I've been a nomad since I was 19. My longing for adventure and travel trumped my desire to maintain close relationships. I chose to live like a gypsy but it's never been easy to live away from loved ones. For most of my life, I've lived apart from family, friends and love interests.
As I approach middle age, and all the mid-life clichés that accompany it, I find it harder than ever to live on the opposite side of the world to my family and my long-time friend, Gillian who lives in Canada, while I live in the Margaret River region of Western Australia.
Gillian and I are going through similar life challenges. We lean on each other as much as it's possible with 18,500 kilometres between us but it's not enough. When she's drinking coffee, I'm drinking wine. If I'm having a bad day at noon, she's asleep. A 12-hour time difference makes it hard to connect in real-time.
“Having good quality access to the important people in our life is key to our personal wellbeing,” says Dan Auerbach, director and relationship counsellor at Associated Counsellors & Psychologists in Sydney.
“Although technology goes some way towards closing the gap of distance, being in different time zones and different places makes it much more difficult to have a quality connection.”
Having good quality access to the important people in our life is key to our personal wellbeing
Considering there are 7 million expats living in Australia, long-distance, digital relationships are common.
Sydney resident, Zohra Aly, 47, and her childhood friend, Fatim met at their local mosque in Dubai 30 years ago. Back then, socialising in Dubai was not like it was in Western societies. There was no hanging out at shopping malls. No sleep-overs, no meet-ups. Outside of religious activities and events, there was little face-to-face socialising.

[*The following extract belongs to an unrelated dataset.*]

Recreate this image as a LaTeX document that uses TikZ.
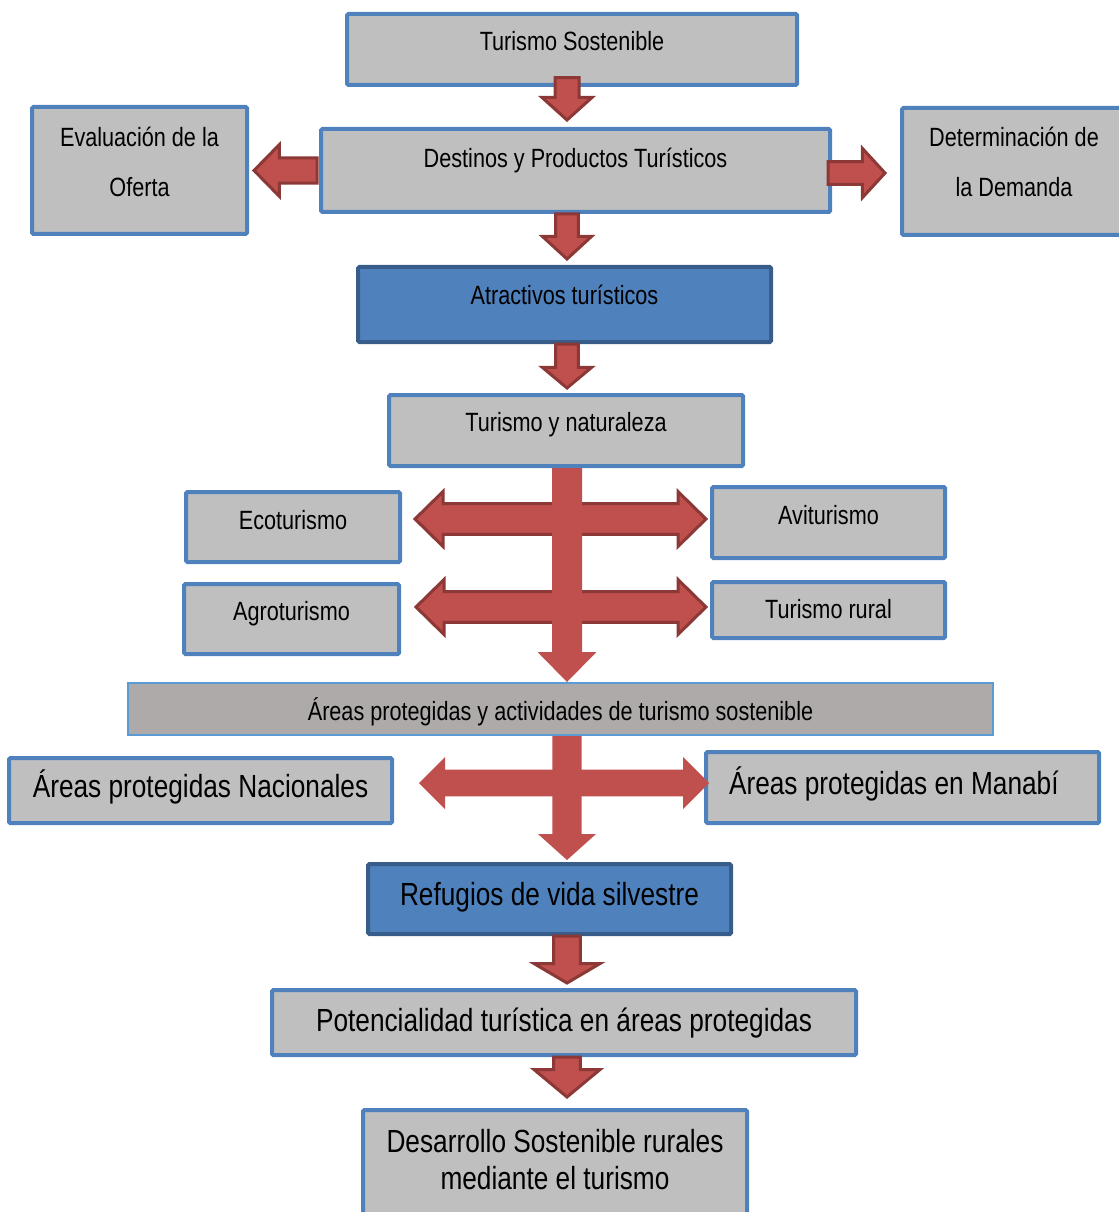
\documentclass[tikz,border=0pt]{standalone}
\usepackage{fontspec}
\setmainfont{Liberation Sans}[FakeStretch=0.82]
\usetikzlibrary{calc}
\definecolor{boxgray}{HTML}{BFBFBF}
\definecolor{boxblue}{HTML}{4F81BD}
\definecolor{darkblue}{HTML}{385D8A}
\definecolor{areagray}{HTML}{AEAAAA}
\definecolor{lightblue}{HTML}{5B9BD5}
\definecolor{arrowred}{HTML}{C0504D}
\definecolor{arrowdark}{HTML}{8C3836}
\newcommand{\smalltext}{\fontsize{19.8pt}{37.5pt}\selectfont}
\newcommand{\bigtext}{\fontsize{24pt}{27.75pt}\selectfont}
% block arrows: [style], from, tip, shaft half width, head half width, head length
\newcommand{\downblk}[6][]{%
  \draw[blk,#1] let \p1=#2, \p2=#3 in
    ({\x2-#4},\y1) -- ({\x2-#4},{\y2+#6}) -- ({\x2-#5},{\y2+#6}) -- (\x2,\y2)
    -- ({\x2+#5},{\y2+#6}) -- ({\x2+#4},{\y2+#6}) -- ({\x2+#4},\y1) -- cycle;}
% head length signed: + points right, - points left
\newcommand{\sideblk}[6][]{%
  \draw[blk,#1] let \p1=#2, \p2=#3 in
    (\x1,{\y1-#4}) -- ({\x2-(#6)},{\y1-#4}) -- ({\x2-(#6)},{\y1-#5}) -- (\x2,\y1)
    -- ({\x2-(#6)},{\y1+#5}) -- ({\x2-(#6)},{\y1+#4}) -- (\x1,{\y1+#4}) -- cycle;}
\newcommand{\dblblk}[6][]{%
  \draw[blk,#1] let \p1=#2, \p2=#3 in
    (\x1,\y1) -- ({\x1+#6},{\y1+#5}) -- ({\x1+#6},{\y1+#4}) -- ({\x2-#6},{\y1+#4})
    -- ({\x2-#6},{\y1+#5}) -- (\x2,\y1) -- ({\x2-#6},{\y1-#5}) -- ({\x2-#6},{\y1-#4})
    -- ({\x1+#6},{\y1-#4}) -- ({\x1+#6},{\y1-#5}) -- cycle;}
\tikzset{
  box/.style={draw=boxblue, fill=boxgray, line width=3pt, rounded corners=1pt,
    inner sep=0pt, font=\smalltext, align=center},
  bluebox/.style={box, draw=darkblue, fill=boxblue},
  bigbox/.style={box, font=\bigtext},
  areabox/.style={box, draw=lightblue, fill=areagray, line width=1.5pt, rounded corners=0pt},
  tb/.style 2 args={text height=#1, text depth=#2},
  blk/.style={fill=arrowred, draw=arrowdark, line width=2.25pt},
  blkplain/.style={draw=none}
}
\begin{document}
\begin{tikzpicture}[x=0.75pt,y=-0.75pt]
\useasboundingbox (0,0) rectangle (1119,1212);
\coordinate (axis) at (567,0);
\coordinate (row1) at (567,519);
\coordinate (row2) at (567,607);
\coordinate (row3) at (567,783);

% boxes
\node[box, minimum width=337.5pt, minimum height=53.25pt, tb={16.1pt}{13.9pt}] (tsost) at (572,49.5) {Turismo Sostenible};
\node[box, minimum width=381.75pt, minimum height=62.25pt, tb={12.4pt}{17.6pt}] (dest) at (575.5,170.5) {Destinos y Productos Turísticos};
\node[box, minimum width=161.25pt, minimum height=95.25pt, tb={40pt}{0.25pt}] (eval) at (139.5,170.5) {Evaluación de la\\Oferta};
\node[box, minimum width=168pt, minimum height=95.25pt, tb={40pt}{1.75pt}] (demand) at (1014,171.5) {Determinación de\\la Demanda};
\node[bluebox, minimum width=309.75pt, minimum height=56.25pt, tb={15pt}{15pt}] (atr) at (564.5,304.5) {Atractivos turísticos};
\node[box, minimum width=265.5pt, minimum height=53.25pt, tb={16.1pt}{13.9pt}] (tnat) at (566,430.5) {Turismo y naturaleza};
\node[box, minimum width=160.5pt, minimum height=52.5pt, tb={16.5pt}{13.5pt}] (eco) at (293,527) {Ecoturismo};
\node[box, minimum width=161.25pt, minimum height=52.5pt, tb={15.75pt}{14.25pt}] (agro) at (291.5,619) {Agroturismo};
\node[box, minimum width=174.75pt, minimum height=53.25pt, tb={16.5pt}{13.5pt}] (avi) at (828.5,522.5) {Aviturismo};
\node[box, minimum width=174.75pt, minimum height=42pt, tb={21pt}{9pt}] (rural) at (828.5,610) {Turismo rural};
\node[areabox, minimum width=648.75pt, minimum height=39pt, tb={23.25pt}{6.75pt}] (apact) at (560.5,709) {Áreas protegidas y actividades de turismo sostenible};
\node[bigbox, minimum width=287.25pt, minimum height=48.75pt, tb={20.6pt}{9.4pt}] (apnac) at (200.5,790.5) {Áreas protegidas Nacionales};
\node[bigbox, minimum width=294.75pt, minimum height=53.25pt, tb={20.25pt}{9.75pt}, text width=260.25pt, align=flush left] (apman) at (902.5,787.5) {Áreas protegidas en Manabí};
\node[bigbox, bluebox, font=\bigtext, minimum width=272.25pt, minimum height=52.5pt, tb={19.5pt}{10.5pt}] (refug) at (549.5,899) {Refugios de vida silvestre};
\node[bigbox, minimum width=438pt, minimum height=48.75pt, tb={22.1pt}{7.9pt}] (poten) at (564,1022.5) {Potencialidad turística en áreas protegidas};
\node[bigbox, minimum width=288pt, minimum height=103.5pt, tb={25pt}{10pt}] (desar) at (555,1179) {Desarrollo Sostenible rurales\\mediante el turismo};

% arrows
\downblk{([yshift=7.1pt]tsost.south)}{([yshift=5.25pt]axis |- dest.north)}{9pt}{18.75pt}{16.9pt}
\sideblk{([xshift=-1.5pt]dest.west)}{([xshift=3.75pt]eval.east)}{9.4pt}{19.5pt}{-19.1pt}
\sideblk{([xshift=-3pt,yshift=-1.9pt]dest.east)}{([xshift=-11.25pt]demand.west)}{8.6pt}{18.4pt}{16.9pt}
\downblk{(dest.south)}{([yshift=4.5pt]axis |- atr.north)}{8.6pt}{18.4pt}{16.9pt}
\downblk{(atr.south)}{([yshift=3.75pt]axis |- tnat.north)}{8.6pt}{18.4pt}{15.4pt}
\dblblk{([xshift=9.75pt]eco.east |- row1)}{([xshift=-3pt]avi.west |- row1)}{11.6pt}{20.6pt}{21pt}
\dblblk{([xshift=11.25pt]agro.east |- row2)}{([xshift=-3pt]rural.west |- row2)}{11.6pt}{20.6pt}{21pt}
\downblk[blkplain]{(tnat.south)}{(axis |- apact.north)}{11.25pt}{22.1pt}{22.5pt}
\dblblk[blkplain]{([xshift=18.75pt]apnac.east |- row3)}{([xshift=3.75pt]apman.west |- row3)}{10.1pt}{19.5pt}{19.5pt}
\downblk[blkplain]{(apact.south)}{([yshift=1.5pt]axis |- refug.north)}{10.9pt}{21.75pt}{19.5pt}
\downblk{(refug.south)}{([yshift=3.75pt]axis |- poten.north)}{10.1pt}{24.75pt}{14.6pt}
\downblk{(poten.south)}{([yshift=8.25pt]axis |- desar.north)}{10.1pt}{24.75pt}{20.6pt}
\end{tikzpicture}
\end{document}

“We went to different schools too,” Aly tells SBS. “We bonded at a special girls' camp where we stayed together for a week. After that, we spoke for hours over the phone, many times after midnight. I had to whisper because my mum was asleep; I would call after she went to bed.”
The friends both left Dubai in early adulthood. They have not seen each other in 20 years. Although there have been gaps in their friendship, Aly says “we always pick up where we've left off”. Like many long-distance friendships, they stay in touch via social media. They joke about having a girls' holiday but Aly says that's not common in their culture.
“In our culture, holidays are family-based. It may be by coincidence that we see each other again in Dubai [when visiting family] but we would never plan a girls-only trip,” she says.
It's been four years since I've seen Gillian. In 2013, we met in Bali for a 10-day catch-up. Time, distance and financial commitments keep us from doing it regularly. The lack of physical contact with my friends (all my closest friends live in different towns, states, and countries) is depressing.
In a recent study about the psychological wellbeing and social support of friends, only support from face-face friendships was found to lower feelings of loneliness and increase life satisfaction.
The lack of physical contact with my friends is depressing.
“When we are face-to-face in real time, we are far better able to experience the other person's emotional state. Being proximal gives us far more information than phone or text information and more information than video chat,” says Auerbach. “Being physically present to each other means we are also relating in real time rather than sending messages in snippets.”
Although snippets may be enough for some friends. Aly and Fatim share meal photos to maintain a connection and for Gillian and I, chatting on Facebook will have to do until we can meet up again someday.
“Some people are more sensitive to disruptions in the attunement from their partner or friend while others are more robust and can more easily negotiate hiccups along the way,” says Auerbach.